As we approached, I saw Vasily puttering about in the yard. “Hello!” I yelled, and he looked up. He motioned for us to walk to the door of the metal wall, and when he pulled it open I blurted, “It’s me! The American journalist who came here ten years ago!” For an excruciating moment, he looked at me blankly, but at last his eyes glimmered with recognition. “Ahhh, yes, I remember you,” he said, then cocked his head. “Was it really ten years ago?”

He waved us in and latched the door behind us. And as we followed him toward the house, he called out as before, “Mother! We have guests!”

Valentina was on the small patio at the rear of the house, vigorously stomping barefoot on sheets in a giant tub of soapy water. When she saw me, her eyes lit up. “Liza!” she said, using the Russianized version of my name.[1] “Is it really you?” She hopped out of the tub and came to give me a sweaty hug. Then she said, “Wait a minute, let me clean myself up,” and disappeared into the house.

Now 61, Vasily was thinner and grayer, and he had a new mustache that helped camouflage the fact that he’d lost a few teeth. Valentina was aging well, her cheeks rosy and her hands and arms strong. I’d brought a gift of printed photos from the first trip, and as we sat down on the porch to reminisce, I asked what was new since I’d seen them last.

“For us, everything is the same as it was,” Valentina chirped. “Oh, wait. Back then we had one grandchild. Now we have four.”

She thought for a moment. “Some other things are different too. Before, when you came, I was afraid for some reason. I felt like I had to call my boss to report that you were here.” She smiled. “But now it’s more free. You can come and go as you like, take whatever photographs you like.” At this, she waved her hand grandly toward the lighthouse, as though I’d just won it in a game show.

“What changed?” I asked.

She chuckled and said, “Democracy.” And though she said it in a joking way, it did seem that whatever remnants of Soviet-era secrecy she’d felt burdened by back then were gone.
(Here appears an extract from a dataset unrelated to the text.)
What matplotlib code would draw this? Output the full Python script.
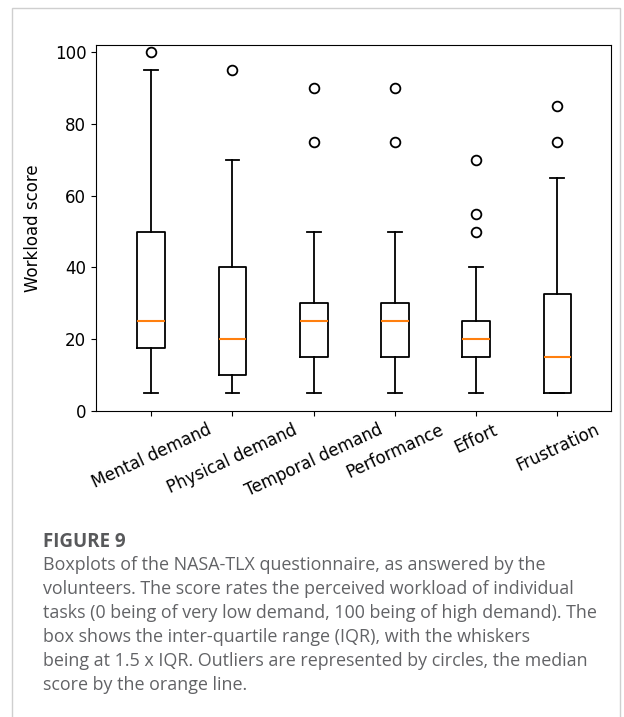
import matplotlib
matplotlib.use("Agg")
import matplotlib.pyplot as plt
from matplotlib.patches import Rectangle

categories = ["Mental demand", "Physical demand", "Temporal demand",
              "Performance", "Effort", "Frustration"]
whislo = [5, 5, 5, 5, 5, 5]
q1 = [17.5, 10, 15, 15, 15, 5]
med = [25, 20, 25, 25, 20, 15]
q3 = [50, 40, 30, 30, 25, 32.5]
whishi = [95, 70, 50, 50, 40, 65]
fliers = [[100], [95], [75, 90], [75, 90], [50, 55, 70], [75, 85]]
yticks = [0, 20, 40, 60, 80, 100]

caption_title = "FIGURE 9"
caption_lines = [
    "Boxplots of the NASA-TLX questionnaire, as answered by the",
    "volunteers. The score rates the perceived workload of individual",
    "tasks (0 being of very low demand, 100 being of high demand). The",
    "box shows the inter-quartile range (IQR), with the whiskers",
    "being at 1.5 x IQR. Outliers are represented by circles, the median",
    "score by the orange line.",
]

W, H = 624, 717
fig = plt.figure(figsize=(W / 100, H / 100), dpi=100)

# outer frame
fig.patches.append(Rectangle((12 / W, -0.01), (620 - 12) / W, 1 - 8 / H + 0.01,
                             transform=fig.transFigure, fill=False,
                             edgecolor="#cfcfcf", linewidth=1.0))

ax = fig.add_axes([96 / W, 1 - 411 / H, (611 - 96) / W, (411 - 45) / H])

stats = []
for i in range(len(categories)):
    stats.append(dict(label=categories[i], whislo=whislo[i], q1=q1[i], med=med[i],
                      q3=q3[i], whishi=whishi[i], fliers=fliers[i]))
positions = list(range(1, len(categories) + 1))
ax.bxp(stats, positions=positions, widths=0.34,
       boxprops=dict(color="black", linewidth=1.3),
       whiskerprops=dict(color="black", linewidth=1.3),
       capprops=dict(color="black", linewidth=1.3),
       medianprops=dict(color="#ff7f0e", linewidth=1.5),
       flierprops=dict(marker="o", markerfacecolor="none", markeredgecolor="black",
                       markersize=7, markeredgewidth=1.3))

ax.set_xlim(0.32, 6.66)
ax.set_ylim(0, 102)
ax.set_yticks(yticks)
ax.tick_params(labelsize=12)
ax.set_ylabel("Workload score", fontsize=12)
ax.yaxis.set_label_coords(-0.105, 0.5)
ax.set_xticks(positions)
ax.set_xticklabels(categories, rotation=25, ha="center", fontsize=12)

cap_font = ["Open Sans", "DejaVu Sans"]
fig.text(43 / W, 1 - 542 / H, caption_title, fontsize=13.5, fontweight="bold",
         color="#58595b", family=cap_font, va="center", ha="left")
for k, line in enumerate(caption_lines):
    fig.text(43 / W, 1 - (565 + 24 * k) / H, line, fontsize=12.9,
             color="#626366", family=cap_font, va="center", ha="left")

fig.savefig("out.png", dpi=100)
“Are you hungry?” she asked. “Let’s eat.” And as if by magic—did this woman always have delicious hot food lying about?—the table was suddenly laden with bowls of steaming beef stew, mayonnaise-drenched salads, and potatoes smothered in butter and fresh dill. Vasily cracked open a bottle of vodka—not samogon this time, but store-bought vodka with a picture of a lighthouse on the label. Just as before, we toasted and drank… and drank… and drank, with Vasily refilling our glasses faster than we could drain them. Eventually, I slowed down as my brain got fuzzy. “Eh, weak American,” Vasily observed, and Valentina shushed him. “They won’t understand that you’re joking!” she said, poking him in the arm.

David and I stayed for a couple of hours, talking and taking pictures, and I told Valentina we’d like to come back once more before leaving Vladivostok. “Call me on my cell phone tomorrow,” she said.

“Ohhh!” I said. “You have a phone now! Fancy!”

“Yes!” she said. “But still no running water!”—which explained the sheet-stomping laundry method.[2]

вернуться

1

I’m fortunate to have a name that’s easily Russianized, from Lisa to Liza (pronounced “Leeza”). My name is also mildly amusing to Russians, since the word lisa means “fox,” and dikii means “wild.” Hello, I am the wild fox. Nice to meet you.

вернуться

2

Out of reach of Vladivostok’s water supply system, Valentina and Vasily collected rainwater in a giant barrel for laundry and bathing. For drinking, they drew water from a large nearby cistern that was filled each week by the city.